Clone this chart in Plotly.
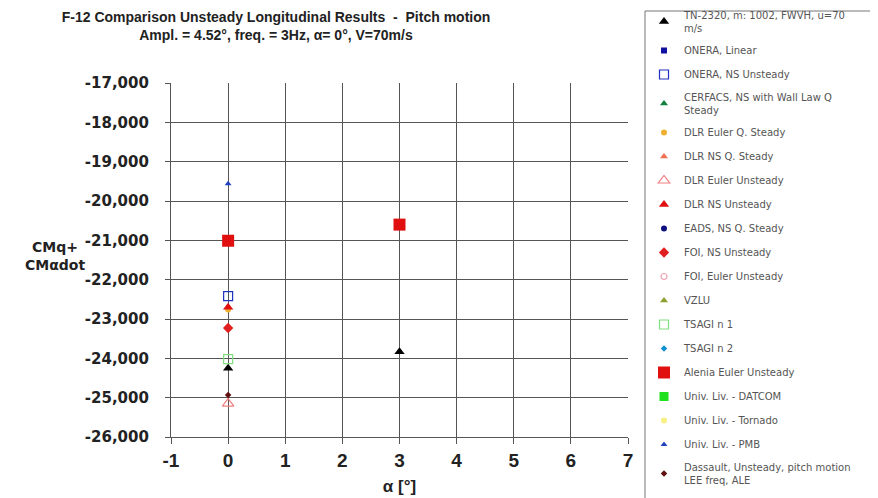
import plotly.graph_objects as go

# ---- data ----
series_names = [
    "TN-2320, m: 1002, FWVH, u=70<br>m/s",
    "ONERA, Linear",
    "ONERA, NS Unsteady",
    "CERFACS, NS with Wall Law Q<br>Steady",
    "DLR Euler Q. Steady",
    "DLR NS Q. Steady",
    "DLR Euler Unsteady",
    "DLR NS Unsteady",
    "EADS, NS Q. Steady",
    "FOI, NS Unsteady",
    "FOI, Euler Unsteady",
    "VZLU",
    "TSAGI n 1",
    "TSAGI n 2",
    "Alenia Euler Unsteady",
    "Univ. Liv. - DATCOM",
    "Univ. Liv. - Tornado",
    "Univ. Liv. - PMB",
    "Dassault, Unsteady, pitch motion<br>LEE freq, ALE",
]
series_alpha = [
    [0, 3], [None], [0], [None], [0], [None], [0], [0], [None], [0],
    [None], [None], [0], [None], [0, 3], [None], [None], [0], [0],
]
series_values = [
    [-24250, -23830], [None], [-22420], [None], [-22760], [None], [-25150],
    [-22700], [None], [-23230], [None], [None], [-24020], [None],
    [-21010, -20600], [None], [None], [-19560], [-24930],
]
y_tick_vals = [-17000, -18000, -19000, -20000, -21000, -22000, -23000, -24000, -25000, -26000]
y_tick_text = ["-17,000", "-18,000", "-19,000", "-20,000", "-21,000", "-22,000",
               "-23,000", "-24,000", "-25,000", "-26,000"]
x_tick_vals = [-1, 0, 1, 2, 3, 4, 5, 6, 7]
x_tick_text = ["-1", "0", "1", "2", "3", "4", "5", "6", "7"]

# ---- styles ----
styles = [
    dict(symbol="triangle-up", color="black", size=9),
    dict(symbol="square", color="#1010a0", size=6),
    dict(symbol="square-open", color="#2030c0", size=9),
    dict(symbol="triangle-up", color="#108040", size=7),
    dict(symbol="circle", color="#f0b030", size=6),
    dict(symbol="triangle-up", color="#f07050", size=7),
    dict(symbol="triangle-up-open", color="#f08080", size=10),
    dict(symbol="triangle-up", color="#e01010", size=9),
    dict(symbol="circle", color="#101080", size=6),
    dict(symbol="diamond", color="#e02020", size=8),
    dict(symbol="circle-open", color="#f0a0b0", size=6),
    dict(symbol="triangle-up", color="#90a030", size=7),
    dict(symbol="square-open", color="#80e080", size=9),
    dict(symbol="diamond", color="#1090d0", size=5),
    dict(symbol="square", color="#e01010", size=12),
    dict(symbol="square", color="#20e020", size=9),
    dict(symbol="circle", color="#f8f080", size=6),
    dict(symbol="triangle-up", color="#2040c0", size=6),
    dict(symbol="diamond", color="#601010", size=5),
]
split_at = 10  # first legend block / second block

fig = go.Figure()
for i, (name, xs, ys, st) in enumerate(zip(series_names, series_alpha, series_values, styles)):
    fig.add_trace(go.Scatter(
        x=xs, y=ys, name=name, mode="markers",
        legendgroup=f"g{i}",
        legend="legend" if i < split_at else "legend2",
        marker=dict(symbol=st["symbol"], color=st["color"], size=st["size"],
                    line=dict(width=1.2 if "open" in st["symbol"] else 0, color=st["color"])),
        showlegend=True,
    ))

# pixel helpers for layout placement
L, R, T, B = 163, 620, 75, 429
def px_x(p):
    return (p - L) / (R - L)
def px_y(p):
    return (B - p) / (B - T)

grid_col = "#555555"
wide_bold = "DejaVu Sans, Verdana, sans-serif"
legend_font = dict(size=10, family="DejaVu Sans, Verdana, sans-serif", color="#555555")
fig.update_layout(
    width=878, height=498,
    margin=dict(l=L, r=878 - R, t=T, b=498 - B, autoexpand=False),
    plot_bgcolor="white", paper_bgcolor="white",
    font=dict(family="Liberation Sans, Arial, sans-serif", color="black"),
    title=dict(
        text="<b>F-12 Comparison Unsteady Longitudinal Results  -  Pitch motion<br>"
             "Ampl. = 4.52°, freq. = 3Hz, α= 0°, V=70m/s</b>",
        x=268 / 878, xanchor="center", y=1 - 14 / 498, yanchor="top",
        font=dict(size=14, color="#222222"),
    ),
    xaxis=dict(
        range=[-1, 7], tickvals=x_tick_vals, ticktext=["<b>" + t + "</b>" for t in x_tick_text],
        showgrid=True, gridcolor=grid_col,
        gridwidth=1.2, zeroline=False, showline=True, linecolor=grid_col, linewidth=1.2,
        ticks="outside", ticklen=6, tickcolor=grid_col, ticklabelstandoff=0,
        tickfont=dict(size=19, family="Liberation Sans, Arial", color="#222222"),
        title=dict(text="<b>α [°]</b>", font=dict(size=17, color="#222222"), standoff=10),
    ),
    yaxis=dict(
        range=[-26000, -17000], tickvals=y_tick_vals, ticktext=["<b>" + t + "</b>" for t in y_tick_text],
        showgrid=True, gridcolor=grid_col, gridwidth=1.2, zeroline=False,
        showline=True, linecolor=grid_col, linewidth=1.2,
        ticks="outside", ticklen=5, tickcolor=grid_col,
        ticklabelstandoff=13,
        tickfont=dict(size=15, family=wide_bold, color="#222222"),
    ),
    legend=dict(
        x=px_x(636), xanchor="left", y=px_y(259), yanchor="bottom",
        bgcolor="rgba(255,255,255,0)", borderwidth=0,
        font=legend_font, tracegroupgap=5, itemsizing="trace",
    ),
    legend2=dict(
        x=px_x(636), xanchor="left", y=px_y(254), yanchor="top",
        bgcolor="rgba(255,255,255,0)", borderwidth=0,
        font=legend_font, tracegroupgap=5, itemsizing="trace",
    ),
    shapes=[
        dict(type="rect", xref="paper", yref="paper",
             x0=px_x(637), x1=px_x(877), y0=px_y(493), y1=px_y(3),
             line=dict(color="#777777", width=1), fillcolor="rgba(0,0,0,0)", layer="below"),
    ],
    annotations=[
        dict(text="<b>CMq+<br>CMαdot</b>", xref="paper", yref="paper",
             x=px_x(47), y=px_y(248), xanchor="center", yanchor="middle",
             showarrow=False, font=dict(size=14, family=wide_bold, color="#222222")),
    ],
)

fig.write_html("out.html")
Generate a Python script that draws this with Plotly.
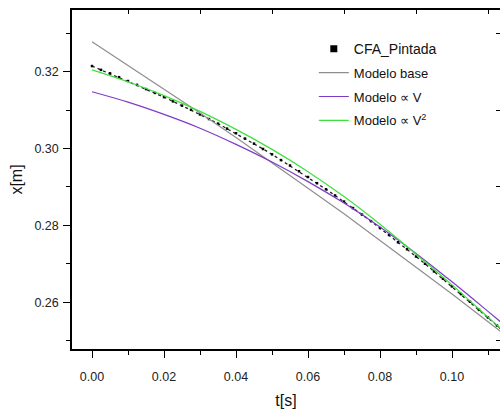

### Task description:
Copy out the whole listing exactly, and don't carry over any pictures.

### Output of the task:
Clone this chart in Plotly.
import plotly.graph_objects as go

# ---- data ----
series_names = [
    "TN-2320, m: 1002, FWVH, u=70<br>m/s",
    "ONERA, Linear",
    "ONERA, NS Unsteady",
    "CERFACS, NS with Wall Law Q<br>Steady",
    "DLR Euler Q. Steady",
    "DLR NS Q. Steady",
    "DLR Euler Unsteady",
    "DLR NS Unsteady",
    "EADS, NS Q. Steady",
    "FOI, NS Unsteady",
    "FOI, Euler Unsteady",
    "VZLU",
    "TSAGI n 1",
    "TSAGI n 2",
    "Alenia Euler Unsteady",
    "Univ. Liv. - DATCOM",
    "Univ. Liv. - Tornado",
    "Univ. Liv. - PMB",
    "Dassault, Unsteady, pitch motion<br>LEE freq, ALE",
]
series_alpha = [
    [0, 3], [None], [0], [None], [0], [None], [0], [0], [None], [0],
    [None], [None], [0], [None], [0, 3], [None], [None], [0], [0],
]
series_values = [
    [-24250, -23830], [None], [-22420], [None], [-22760], [None], [-25150],
    [-22700], [None], [-23230], [None], [None], [-24020], [None],
    [-21010, -20600], [None], [None], [-19560], [-24930],
]
y_tick_vals = [-17000, -18000, -19000, -20000, -21000, -22000, -23000, -24000, -25000, -26000]
y_tick_text = ["-17,000", "-18,000", "-19,000", "-20,000", "-21,000", "-22,000",
               "-23,000", "-24,000", "-25,000", "-26,000"]
x_tick_vals = [-1, 0, 1, 2, 3, 4, 5, 6, 7]
x_tick_text = ["-1", "0", "1", "2", "3", "4", "5", "6", "7"]

# ---- styles ----
styles = [
    dict(symbol="triangle-up", color="black", size=9),
    dict(symbol="square", color="#1010a0", size=6),
    dict(symbol="square-open", color="#2030c0", size=9),
    dict(symbol="triangle-up", color="#108040", size=7),
    dict(symbol="circle", color="#f0b030", size=6),
    dict(symbol="triangle-up", color="#f07050", size=7),
    dict(symbol="triangle-up-open", color="#f08080", size=10),
    dict(symbol="triangle-up", color="#e01010", size=9),
    dict(symbol="circle", color="#101080", size=6),
    dict(symbol="diamond", color="#e02020", size=8),
    dict(symbol="circle-open", color="#f0a0b0", size=6),
    dict(symbol="triangle-up", color="#90a030", size=7),
    dict(symbol="square-open", color="#80e080", size=9),
    dict(symbol="diamond", color="#1090d0", size=5),
    dict(symbol="square", color="#e01010", size=12),
    dict(symbol="square", color="#20e020", size=9),
    dict(symbol="circle", color="#f8f080", size=6),
    dict(symbol="triangle-up", color="#2040c0", size=6),
    dict(symbol="diamond", color="#601010", size=5),
]
split_at = 10  # first legend block / second block

fig = go.Figure()
for i, (name, xs, ys, st) in enumerate(zip(series_names, series_alpha, series_values, styles)):
    fig.add_trace(go.Scatter(
        x=xs, y=ys, name=name, mode="markers",
        legendgroup=f"g{i}",
        legend="legend" if i < split_at else "legend2",
        marker=dict(symbol=st["symbol"], color=st["color"], size=st["size"],
                    line=dict(width=1.2 if "open" in st["symbol"] else 0, color=st["color"])),
        showlegend=True,
    ))

# pixel helpers for layout placement
L, R, T, B = 163, 620, 75, 429
def px_x(p):
    return (p - L) / (R - L)
def px_y(p):
    return (B - p) / (B - T)

grid_col = "#555555"
wide_bold = "DejaVu Sans, Verdana, sans-serif"
legend_font = dict(size=10, family="DejaVu Sans, Verdana, sans-serif", color="#555555")
fig.update_layout(
    width=878, height=498,
    margin=dict(l=L, r=878 - R, t=T, b=498 - B, autoexpand=False),
    plot_bgcolor="white", paper_bgcolor="white",
    font=dict(family="Liberation Sans, Arial, sans-serif", color="black"),
    title=dict(
        text="<b>F-12 Comparison Unsteady Longitudinal Results  -  Pitch motion<br>"
             "Ampl. = 4.52°, freq. = 3Hz, α= 0°, V=70m/s</b>",
        x=268 / 878, xanchor="center", y=1 - 14 / 498, yanchor="top",
        font=dict(size=14, color="#222222"),
    ),
    xaxis=dict(
        range=[-1, 7], tickvals=x_tick_vals, ticktext=["<b>" + t + "</b>" for t in x_tick_text],
        showgrid=True, gridcolor=grid_col,
        gridwidth=1.2, zeroline=False, showline=True, linecolor=grid_col, linewidth=1.2,
        ticks="outside", ticklen=6, tickcolor=grid_col, ticklabelstandoff=0,
        tickfont=dict(size=19, family="Liberation Sans, Arial", color="#222222"),
        title=dict(text="<b>α [°]</b>", font=dict(size=17, color="#222222"), standoff=10),
    ),
    yaxis=dict(
        range=[-26000, -17000], tickvals=y_tick_vals, ticktext=["<b>" + t + "</b>" for t in y_tick_text],
        showgrid=True, gridcolor=grid_col, gridwidth=1.2, zeroline=False,
        showline=True, linecolor=grid_col, linewidth=1.2,
        ticks="outside", ticklen=5, tickcolor=grid_col,
        ticklabelstandoff=13,
        tickfont=dict(size=15, family=wide_bold, color="#222222"),
    ),
    legend=dict(
        x=px_x(636), xanchor="left", y=px_y(259), yanchor="bottom",
        bgcolor="rgba(255,255,255,0)", borderwidth=0,
        font=legend_font, tracegroupgap=5, itemsizing="trace",
    ),
    legend2=dict(
        x=px_x(636), xanchor="left", y=px_y(254), yanchor="top",
        bgcolor="rgba(255,255,255,0)", borderwidth=0,
        font=legend_font, tracegroupgap=5, itemsizing="trace",
    ),
    shapes=[
        dict(type="rect", xref="paper", yref="paper",
             x0=px_x(637), x1=px_x(877), y0=px_y(493), y1=px_y(3),
             line=dict(color="#777777", width=1), fillcolor="rgba(0,0,0,0)", layer="below"),
    ],
    annotations=[
        dict(text="<b>CMq+<br>CMαdot</b>", xref="paper", yref="paper",
             x=px_x(47), y=px_y(248), xanchor="center", yanchor="middle",
             showarrow=False, font=dict(size=14, family=wide_bold, color="#222222")),
    ],
)

fig.write_html("out.html")
Generate a Python script that draws this with Plotly.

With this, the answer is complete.